Unless you’re at high IAS SOP callouts and such work fine as long as you speak up and enunciate. Imagine talking to your wife from across the room while facing the other way. But like a crappy radio connection that technique works great for the expected words at the expected times and falls down a bit if you have something unusual to say.

It really falls apart when you get the guys who talk quietly out their window while doing 330KIAS. Gaah! Pet peeve #47-1/2!

Southwest is all 737s of course, and they have the hot mic feature on their intercom panels. As best I can tell from jumpseating them a few times they also issued their pilots passive cover-the-whole-ear headsets but darn near everybody has bought ANRs & encloses both their ears all the time while talking over hot mic. Seems to work great for them.

Over the last and next 5 years we’re replacing about 3/4ths of our fleet. And not a one with hot mic. Shortsighted morons.

Gotta go fly. Talk to you tomorrow.

I’m missing something here. What do you mean by “hot mike”.

A “hot mike” is always on. With a non-hot mike, you have to push and hold down a button if you want to tell someone something over the system. Somewhere in between is VOX - voice activated, where you turn a mike on by saying “um”, “er” or making some sound before you start with your message.

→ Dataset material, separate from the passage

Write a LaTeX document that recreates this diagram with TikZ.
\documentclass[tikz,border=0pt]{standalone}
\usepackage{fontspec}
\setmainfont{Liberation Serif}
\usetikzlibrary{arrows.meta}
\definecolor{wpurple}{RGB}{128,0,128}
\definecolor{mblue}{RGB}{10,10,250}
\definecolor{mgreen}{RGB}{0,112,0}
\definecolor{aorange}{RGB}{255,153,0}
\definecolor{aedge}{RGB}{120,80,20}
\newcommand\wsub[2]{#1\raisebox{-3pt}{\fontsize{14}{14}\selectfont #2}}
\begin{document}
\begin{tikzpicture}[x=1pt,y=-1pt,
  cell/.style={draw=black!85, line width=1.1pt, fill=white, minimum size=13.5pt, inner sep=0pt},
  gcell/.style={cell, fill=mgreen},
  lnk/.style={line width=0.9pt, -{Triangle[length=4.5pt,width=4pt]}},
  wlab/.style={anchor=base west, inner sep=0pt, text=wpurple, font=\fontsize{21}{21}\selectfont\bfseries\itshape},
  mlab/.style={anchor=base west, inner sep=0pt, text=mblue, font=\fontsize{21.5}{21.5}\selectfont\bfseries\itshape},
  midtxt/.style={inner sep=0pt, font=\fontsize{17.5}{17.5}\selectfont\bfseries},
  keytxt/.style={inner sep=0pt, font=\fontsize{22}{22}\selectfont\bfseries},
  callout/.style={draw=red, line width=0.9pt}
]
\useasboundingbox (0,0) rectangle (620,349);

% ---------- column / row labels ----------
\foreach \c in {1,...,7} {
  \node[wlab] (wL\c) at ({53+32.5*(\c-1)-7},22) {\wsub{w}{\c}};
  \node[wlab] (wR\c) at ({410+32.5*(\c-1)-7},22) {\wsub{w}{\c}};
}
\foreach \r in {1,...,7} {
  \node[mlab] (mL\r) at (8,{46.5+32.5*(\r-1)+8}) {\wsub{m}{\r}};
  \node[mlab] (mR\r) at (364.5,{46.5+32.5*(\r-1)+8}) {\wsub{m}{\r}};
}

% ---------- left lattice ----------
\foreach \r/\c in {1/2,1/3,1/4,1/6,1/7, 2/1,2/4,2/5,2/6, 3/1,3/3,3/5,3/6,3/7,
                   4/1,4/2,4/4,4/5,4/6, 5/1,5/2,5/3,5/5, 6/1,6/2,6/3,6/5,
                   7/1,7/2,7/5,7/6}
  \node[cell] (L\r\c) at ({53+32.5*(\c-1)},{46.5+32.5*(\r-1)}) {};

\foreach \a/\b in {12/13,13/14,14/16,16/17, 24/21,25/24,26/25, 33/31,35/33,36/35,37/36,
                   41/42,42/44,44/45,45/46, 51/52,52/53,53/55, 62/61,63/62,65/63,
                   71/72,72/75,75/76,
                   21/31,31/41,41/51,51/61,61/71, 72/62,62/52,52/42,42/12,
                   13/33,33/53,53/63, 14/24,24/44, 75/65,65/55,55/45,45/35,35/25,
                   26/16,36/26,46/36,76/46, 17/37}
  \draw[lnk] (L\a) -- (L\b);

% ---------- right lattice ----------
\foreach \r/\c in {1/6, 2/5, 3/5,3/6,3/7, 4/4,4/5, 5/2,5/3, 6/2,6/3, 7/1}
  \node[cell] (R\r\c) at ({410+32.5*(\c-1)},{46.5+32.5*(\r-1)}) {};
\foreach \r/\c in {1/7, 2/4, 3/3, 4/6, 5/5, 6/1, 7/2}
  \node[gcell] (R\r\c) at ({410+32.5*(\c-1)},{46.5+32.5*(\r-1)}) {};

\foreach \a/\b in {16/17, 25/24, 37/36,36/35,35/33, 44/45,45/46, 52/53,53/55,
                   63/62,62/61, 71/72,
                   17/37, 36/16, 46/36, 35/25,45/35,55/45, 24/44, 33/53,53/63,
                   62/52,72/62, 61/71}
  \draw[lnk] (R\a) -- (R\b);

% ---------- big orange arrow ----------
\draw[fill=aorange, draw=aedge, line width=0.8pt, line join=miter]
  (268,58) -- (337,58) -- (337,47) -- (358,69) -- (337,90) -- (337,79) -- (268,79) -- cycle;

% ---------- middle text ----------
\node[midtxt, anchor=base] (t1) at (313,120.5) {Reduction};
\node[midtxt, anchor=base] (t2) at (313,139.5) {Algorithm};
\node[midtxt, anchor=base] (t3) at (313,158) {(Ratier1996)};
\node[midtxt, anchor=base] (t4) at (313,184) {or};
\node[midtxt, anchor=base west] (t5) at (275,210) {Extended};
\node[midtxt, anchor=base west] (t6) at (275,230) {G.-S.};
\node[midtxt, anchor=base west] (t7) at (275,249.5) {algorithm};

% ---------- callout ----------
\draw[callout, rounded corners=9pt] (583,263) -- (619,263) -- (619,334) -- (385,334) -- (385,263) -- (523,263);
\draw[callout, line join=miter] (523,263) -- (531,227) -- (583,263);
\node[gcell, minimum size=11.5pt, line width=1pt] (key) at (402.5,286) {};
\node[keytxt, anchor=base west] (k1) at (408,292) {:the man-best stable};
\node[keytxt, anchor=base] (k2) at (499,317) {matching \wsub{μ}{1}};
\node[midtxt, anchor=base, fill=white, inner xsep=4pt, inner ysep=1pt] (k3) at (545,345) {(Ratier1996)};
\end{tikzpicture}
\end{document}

There’s a scene in Apollo 13 that illustrates this nicely.

Landed in a nice big yard between two houses this morning. Trying to stabilize & cool off when I hear, “Look what Daddy got your for your birthday party!” so I waved them over. Out come two little girls in Uggs, matching nightgowns & plastic, purple “Birthday Girl” tiaras, in other words, way underdressed for 30°. We tethered them & their older brother.
#bestbirthdaygiftever - (even if they’ve only had 5 of them as of today)

And what LSLGuy seems to be saying is that the new additions to their fleet have no intercom at all, unless I’ve misunderstood him.